• [Objective] Write again exactly the lines in the listing below, starting at the line with "Recreate this image as a Python" and ending at the line with "w in weeks]", both included. Pictures are not copied.

Code that draws figures
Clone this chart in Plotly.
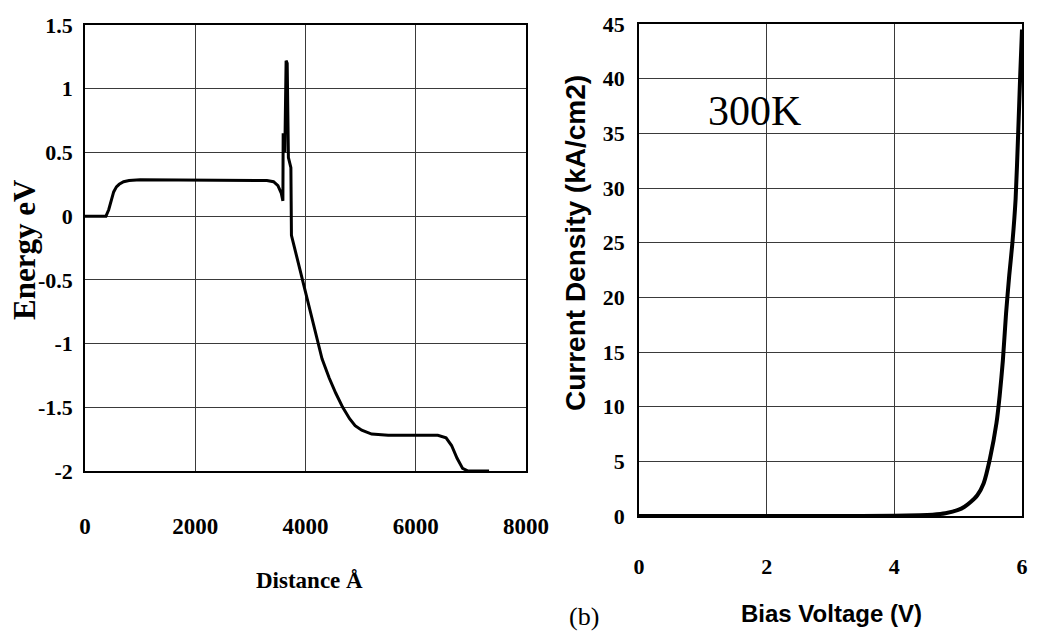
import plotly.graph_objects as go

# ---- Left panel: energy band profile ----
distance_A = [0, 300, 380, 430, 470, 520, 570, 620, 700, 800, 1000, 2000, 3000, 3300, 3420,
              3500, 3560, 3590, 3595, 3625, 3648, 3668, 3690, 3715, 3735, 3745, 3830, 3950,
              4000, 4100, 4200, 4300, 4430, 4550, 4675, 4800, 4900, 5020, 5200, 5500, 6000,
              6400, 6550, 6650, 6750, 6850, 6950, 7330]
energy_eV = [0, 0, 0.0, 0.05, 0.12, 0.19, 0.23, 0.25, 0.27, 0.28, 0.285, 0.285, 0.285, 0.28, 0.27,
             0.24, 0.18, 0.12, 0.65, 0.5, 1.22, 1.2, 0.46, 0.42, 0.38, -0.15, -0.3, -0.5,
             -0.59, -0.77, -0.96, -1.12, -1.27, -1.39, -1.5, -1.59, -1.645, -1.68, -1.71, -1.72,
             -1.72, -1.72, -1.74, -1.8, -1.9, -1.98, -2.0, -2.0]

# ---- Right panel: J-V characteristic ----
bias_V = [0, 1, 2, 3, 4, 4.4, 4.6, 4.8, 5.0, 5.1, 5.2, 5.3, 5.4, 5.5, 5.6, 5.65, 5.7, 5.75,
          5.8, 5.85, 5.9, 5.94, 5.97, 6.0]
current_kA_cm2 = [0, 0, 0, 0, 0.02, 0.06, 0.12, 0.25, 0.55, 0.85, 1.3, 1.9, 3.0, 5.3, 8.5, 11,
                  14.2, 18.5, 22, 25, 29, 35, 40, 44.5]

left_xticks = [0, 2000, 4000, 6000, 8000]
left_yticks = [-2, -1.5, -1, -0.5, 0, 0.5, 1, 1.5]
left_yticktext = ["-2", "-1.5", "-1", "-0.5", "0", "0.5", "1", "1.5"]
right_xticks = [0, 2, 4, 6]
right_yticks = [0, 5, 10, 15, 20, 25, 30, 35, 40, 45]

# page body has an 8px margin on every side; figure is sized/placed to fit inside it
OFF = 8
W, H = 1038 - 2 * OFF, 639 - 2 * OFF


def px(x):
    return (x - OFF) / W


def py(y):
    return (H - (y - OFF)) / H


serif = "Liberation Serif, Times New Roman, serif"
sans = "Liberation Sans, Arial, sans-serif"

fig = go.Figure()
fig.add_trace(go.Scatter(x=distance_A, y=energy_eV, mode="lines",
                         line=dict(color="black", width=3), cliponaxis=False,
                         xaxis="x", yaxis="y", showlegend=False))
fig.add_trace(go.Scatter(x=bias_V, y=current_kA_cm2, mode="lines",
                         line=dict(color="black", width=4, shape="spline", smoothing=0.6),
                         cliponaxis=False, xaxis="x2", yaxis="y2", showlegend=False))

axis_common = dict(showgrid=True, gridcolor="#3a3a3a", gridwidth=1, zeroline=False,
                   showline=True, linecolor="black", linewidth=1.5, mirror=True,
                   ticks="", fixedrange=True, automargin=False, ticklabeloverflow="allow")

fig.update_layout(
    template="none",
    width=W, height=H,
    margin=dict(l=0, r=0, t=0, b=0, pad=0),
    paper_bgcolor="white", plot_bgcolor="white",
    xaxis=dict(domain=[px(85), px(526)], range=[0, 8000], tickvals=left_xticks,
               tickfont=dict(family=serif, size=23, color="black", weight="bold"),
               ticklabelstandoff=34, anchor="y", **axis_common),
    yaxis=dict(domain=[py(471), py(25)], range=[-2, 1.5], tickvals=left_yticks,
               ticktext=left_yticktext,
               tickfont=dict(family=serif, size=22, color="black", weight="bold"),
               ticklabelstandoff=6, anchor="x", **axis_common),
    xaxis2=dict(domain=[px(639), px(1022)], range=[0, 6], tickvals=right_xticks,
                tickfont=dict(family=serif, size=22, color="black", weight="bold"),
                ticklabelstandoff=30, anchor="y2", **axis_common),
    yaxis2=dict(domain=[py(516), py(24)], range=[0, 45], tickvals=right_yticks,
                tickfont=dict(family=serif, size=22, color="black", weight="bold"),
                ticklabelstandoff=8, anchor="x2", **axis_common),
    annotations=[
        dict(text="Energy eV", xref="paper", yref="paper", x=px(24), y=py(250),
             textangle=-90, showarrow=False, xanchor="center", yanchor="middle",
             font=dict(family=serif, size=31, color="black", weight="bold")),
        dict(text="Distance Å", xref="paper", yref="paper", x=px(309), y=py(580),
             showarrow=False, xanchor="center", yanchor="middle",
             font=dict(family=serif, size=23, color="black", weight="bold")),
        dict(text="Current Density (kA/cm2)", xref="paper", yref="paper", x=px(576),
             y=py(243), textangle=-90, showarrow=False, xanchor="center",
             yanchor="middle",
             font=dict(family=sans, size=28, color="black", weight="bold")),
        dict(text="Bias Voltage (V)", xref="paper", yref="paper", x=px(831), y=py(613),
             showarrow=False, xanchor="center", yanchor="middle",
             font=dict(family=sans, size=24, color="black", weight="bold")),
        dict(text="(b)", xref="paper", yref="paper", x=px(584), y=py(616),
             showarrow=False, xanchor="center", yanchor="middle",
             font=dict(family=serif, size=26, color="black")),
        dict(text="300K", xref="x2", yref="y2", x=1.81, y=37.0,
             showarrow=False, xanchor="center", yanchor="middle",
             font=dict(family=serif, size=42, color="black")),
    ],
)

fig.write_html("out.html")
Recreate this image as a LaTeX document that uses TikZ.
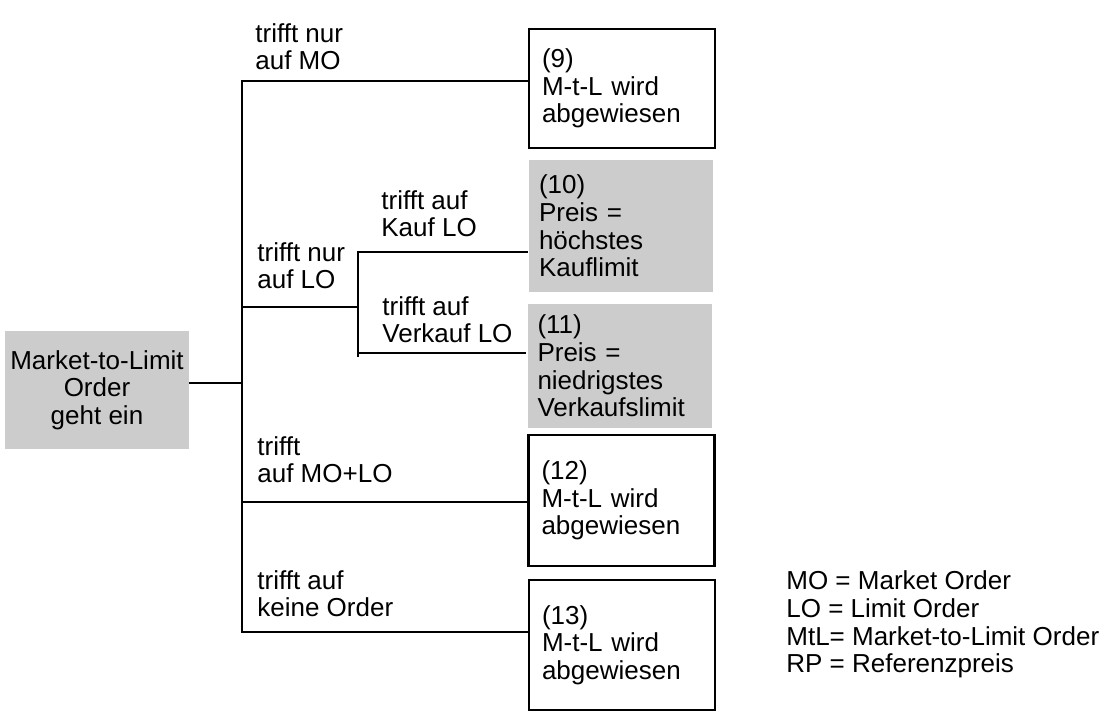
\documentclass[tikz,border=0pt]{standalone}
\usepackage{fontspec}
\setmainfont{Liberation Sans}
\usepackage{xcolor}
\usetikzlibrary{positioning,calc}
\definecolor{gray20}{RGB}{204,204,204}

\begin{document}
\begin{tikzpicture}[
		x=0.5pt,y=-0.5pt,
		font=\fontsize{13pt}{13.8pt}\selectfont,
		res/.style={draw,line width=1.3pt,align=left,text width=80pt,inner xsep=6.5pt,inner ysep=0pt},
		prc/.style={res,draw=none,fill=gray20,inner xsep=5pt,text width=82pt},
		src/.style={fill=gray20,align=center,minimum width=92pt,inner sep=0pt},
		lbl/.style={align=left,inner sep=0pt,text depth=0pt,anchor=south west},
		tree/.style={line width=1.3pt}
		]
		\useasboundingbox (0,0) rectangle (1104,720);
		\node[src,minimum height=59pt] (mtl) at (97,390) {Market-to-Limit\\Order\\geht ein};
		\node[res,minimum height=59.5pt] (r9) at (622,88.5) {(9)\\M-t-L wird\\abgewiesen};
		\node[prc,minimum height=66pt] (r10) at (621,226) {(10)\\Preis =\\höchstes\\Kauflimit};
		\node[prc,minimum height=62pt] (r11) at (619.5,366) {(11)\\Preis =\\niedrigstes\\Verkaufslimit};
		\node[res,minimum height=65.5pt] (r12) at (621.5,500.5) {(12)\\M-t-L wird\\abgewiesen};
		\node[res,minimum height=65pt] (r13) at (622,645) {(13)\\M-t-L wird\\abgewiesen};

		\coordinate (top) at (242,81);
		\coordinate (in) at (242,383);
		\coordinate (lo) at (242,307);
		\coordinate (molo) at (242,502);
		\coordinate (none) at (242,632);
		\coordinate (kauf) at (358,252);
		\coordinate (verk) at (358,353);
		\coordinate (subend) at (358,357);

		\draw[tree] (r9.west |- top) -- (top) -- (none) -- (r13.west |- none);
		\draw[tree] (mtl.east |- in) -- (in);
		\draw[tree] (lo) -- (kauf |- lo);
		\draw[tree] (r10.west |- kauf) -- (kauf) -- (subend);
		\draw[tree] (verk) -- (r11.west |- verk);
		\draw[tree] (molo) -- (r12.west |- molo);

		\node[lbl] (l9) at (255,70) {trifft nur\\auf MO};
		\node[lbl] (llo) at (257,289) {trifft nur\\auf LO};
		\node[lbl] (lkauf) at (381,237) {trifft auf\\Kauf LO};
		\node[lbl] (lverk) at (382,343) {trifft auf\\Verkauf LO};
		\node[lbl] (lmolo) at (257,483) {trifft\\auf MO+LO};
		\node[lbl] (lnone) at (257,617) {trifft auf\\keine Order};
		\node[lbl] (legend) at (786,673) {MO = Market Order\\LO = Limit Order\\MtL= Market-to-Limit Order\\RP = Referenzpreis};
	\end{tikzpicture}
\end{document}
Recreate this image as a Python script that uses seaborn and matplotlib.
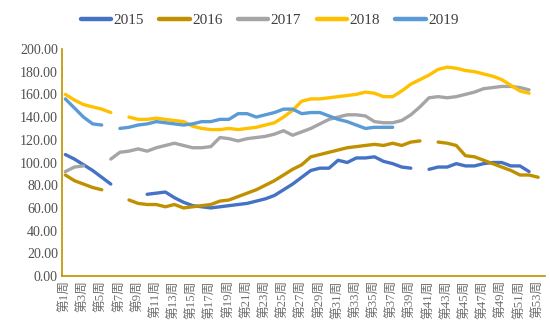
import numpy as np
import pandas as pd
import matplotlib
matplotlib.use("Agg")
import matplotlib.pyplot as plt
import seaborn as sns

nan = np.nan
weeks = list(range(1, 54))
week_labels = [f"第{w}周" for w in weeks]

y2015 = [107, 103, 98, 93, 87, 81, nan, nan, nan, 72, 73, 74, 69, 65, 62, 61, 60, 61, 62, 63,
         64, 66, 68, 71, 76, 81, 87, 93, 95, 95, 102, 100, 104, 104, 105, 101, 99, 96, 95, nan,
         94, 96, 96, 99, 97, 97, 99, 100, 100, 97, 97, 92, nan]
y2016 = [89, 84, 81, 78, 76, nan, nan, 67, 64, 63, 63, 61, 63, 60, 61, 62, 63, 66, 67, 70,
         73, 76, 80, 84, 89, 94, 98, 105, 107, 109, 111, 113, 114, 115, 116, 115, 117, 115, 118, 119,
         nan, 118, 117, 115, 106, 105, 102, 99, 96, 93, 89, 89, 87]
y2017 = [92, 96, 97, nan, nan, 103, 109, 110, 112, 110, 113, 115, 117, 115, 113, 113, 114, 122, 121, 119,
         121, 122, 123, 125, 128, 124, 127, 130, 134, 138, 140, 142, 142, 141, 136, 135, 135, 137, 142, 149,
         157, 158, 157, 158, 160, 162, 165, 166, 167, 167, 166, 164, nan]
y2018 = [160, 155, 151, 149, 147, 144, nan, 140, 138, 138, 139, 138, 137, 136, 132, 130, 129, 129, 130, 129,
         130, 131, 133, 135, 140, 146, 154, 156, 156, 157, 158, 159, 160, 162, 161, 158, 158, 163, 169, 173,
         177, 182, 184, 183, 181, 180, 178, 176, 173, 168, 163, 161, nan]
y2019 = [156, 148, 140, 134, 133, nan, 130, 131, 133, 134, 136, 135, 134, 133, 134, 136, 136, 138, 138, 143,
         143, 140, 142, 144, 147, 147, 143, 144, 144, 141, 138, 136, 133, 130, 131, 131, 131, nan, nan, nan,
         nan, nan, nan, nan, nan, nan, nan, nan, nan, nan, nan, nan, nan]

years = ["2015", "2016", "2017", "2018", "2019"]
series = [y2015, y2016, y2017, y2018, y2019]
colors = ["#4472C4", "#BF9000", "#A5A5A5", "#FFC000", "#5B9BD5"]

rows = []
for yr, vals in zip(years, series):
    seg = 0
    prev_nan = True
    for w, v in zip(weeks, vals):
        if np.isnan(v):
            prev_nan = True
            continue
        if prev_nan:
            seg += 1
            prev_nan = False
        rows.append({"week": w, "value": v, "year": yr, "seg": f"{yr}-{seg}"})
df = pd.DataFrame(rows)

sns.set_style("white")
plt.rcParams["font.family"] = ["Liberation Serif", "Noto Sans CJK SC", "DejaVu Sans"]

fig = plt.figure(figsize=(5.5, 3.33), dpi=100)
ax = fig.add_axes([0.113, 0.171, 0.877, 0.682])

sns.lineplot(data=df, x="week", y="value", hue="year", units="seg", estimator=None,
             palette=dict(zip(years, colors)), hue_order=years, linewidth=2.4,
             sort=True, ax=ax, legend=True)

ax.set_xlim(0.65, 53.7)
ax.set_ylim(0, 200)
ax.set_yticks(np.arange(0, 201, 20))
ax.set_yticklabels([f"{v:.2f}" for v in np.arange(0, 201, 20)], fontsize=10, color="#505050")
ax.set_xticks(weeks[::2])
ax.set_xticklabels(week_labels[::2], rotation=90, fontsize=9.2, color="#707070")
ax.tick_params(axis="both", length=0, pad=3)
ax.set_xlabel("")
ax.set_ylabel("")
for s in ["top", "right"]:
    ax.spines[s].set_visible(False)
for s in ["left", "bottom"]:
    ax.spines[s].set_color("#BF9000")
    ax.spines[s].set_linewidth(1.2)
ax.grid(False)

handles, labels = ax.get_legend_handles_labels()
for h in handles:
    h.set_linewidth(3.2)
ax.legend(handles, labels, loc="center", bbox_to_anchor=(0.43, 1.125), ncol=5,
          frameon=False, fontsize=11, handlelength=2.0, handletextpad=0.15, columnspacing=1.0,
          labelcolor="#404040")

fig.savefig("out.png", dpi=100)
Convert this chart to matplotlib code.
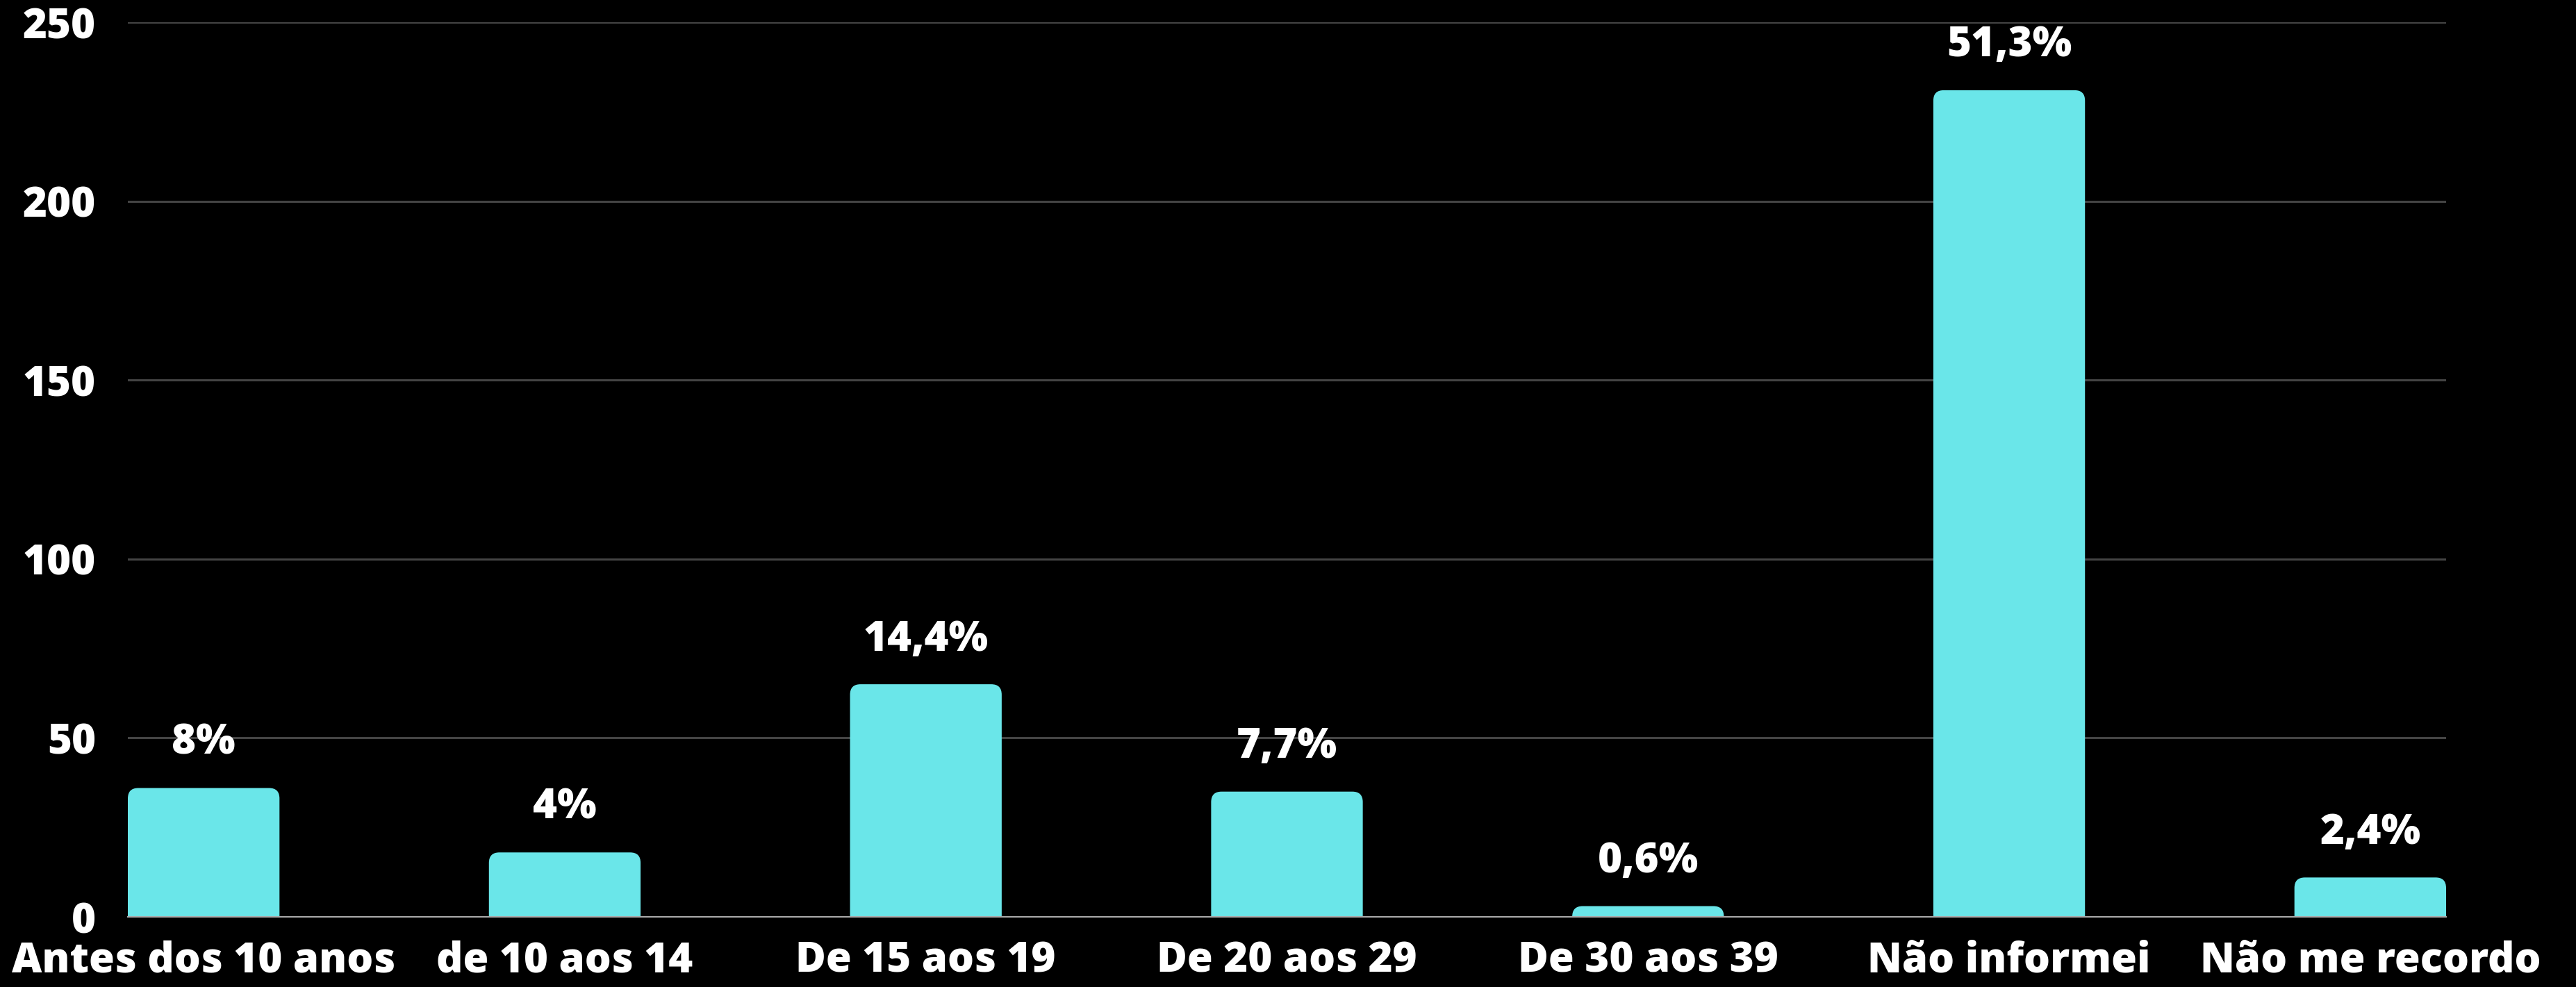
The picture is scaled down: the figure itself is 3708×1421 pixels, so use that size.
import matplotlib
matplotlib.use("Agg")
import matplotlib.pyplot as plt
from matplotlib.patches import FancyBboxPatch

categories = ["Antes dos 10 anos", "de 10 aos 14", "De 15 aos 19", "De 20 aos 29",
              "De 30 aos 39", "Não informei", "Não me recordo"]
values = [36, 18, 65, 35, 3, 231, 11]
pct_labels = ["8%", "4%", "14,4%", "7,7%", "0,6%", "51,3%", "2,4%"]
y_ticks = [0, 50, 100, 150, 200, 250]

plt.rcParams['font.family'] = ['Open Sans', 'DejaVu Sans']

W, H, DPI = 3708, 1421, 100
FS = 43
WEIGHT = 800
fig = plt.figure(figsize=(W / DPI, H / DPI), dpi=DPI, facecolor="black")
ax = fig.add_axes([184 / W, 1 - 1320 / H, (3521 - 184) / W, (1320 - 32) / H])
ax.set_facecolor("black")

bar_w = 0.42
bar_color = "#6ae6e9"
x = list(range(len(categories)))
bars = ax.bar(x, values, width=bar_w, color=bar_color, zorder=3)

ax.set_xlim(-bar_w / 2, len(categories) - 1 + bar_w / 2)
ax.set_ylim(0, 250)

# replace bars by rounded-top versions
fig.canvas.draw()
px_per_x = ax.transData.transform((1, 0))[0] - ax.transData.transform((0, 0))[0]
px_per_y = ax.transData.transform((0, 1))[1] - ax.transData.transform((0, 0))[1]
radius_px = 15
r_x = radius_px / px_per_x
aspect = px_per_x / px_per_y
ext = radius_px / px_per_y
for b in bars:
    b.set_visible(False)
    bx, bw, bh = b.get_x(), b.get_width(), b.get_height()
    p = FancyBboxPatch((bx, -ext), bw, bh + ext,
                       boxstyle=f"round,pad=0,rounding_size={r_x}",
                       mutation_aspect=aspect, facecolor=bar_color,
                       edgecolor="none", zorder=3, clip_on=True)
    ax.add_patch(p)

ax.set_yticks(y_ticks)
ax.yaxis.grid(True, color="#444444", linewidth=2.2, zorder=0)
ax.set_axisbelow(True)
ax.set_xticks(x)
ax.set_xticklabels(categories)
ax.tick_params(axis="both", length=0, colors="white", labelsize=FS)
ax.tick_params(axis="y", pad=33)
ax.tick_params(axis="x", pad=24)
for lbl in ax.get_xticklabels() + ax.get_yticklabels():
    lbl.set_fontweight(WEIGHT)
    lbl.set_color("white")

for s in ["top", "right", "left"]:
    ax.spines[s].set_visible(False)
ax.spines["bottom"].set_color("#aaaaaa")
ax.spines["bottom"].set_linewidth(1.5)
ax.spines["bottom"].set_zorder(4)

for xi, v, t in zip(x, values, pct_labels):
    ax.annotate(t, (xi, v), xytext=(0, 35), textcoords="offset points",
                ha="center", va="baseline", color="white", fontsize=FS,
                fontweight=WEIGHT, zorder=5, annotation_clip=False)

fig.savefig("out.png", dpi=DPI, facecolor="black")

• [Solution]
Recreate this image as a Python script that uses seaborn and matplotlib.
import numpy as np
import pandas as pd
import matplotlib
matplotlib.use("Agg")
import matplotlib.pyplot as plt
import seaborn as sns

nan = np.nan
weeks = list(range(1, 54))
week_labels = [f"第{w}周" for w in weeks]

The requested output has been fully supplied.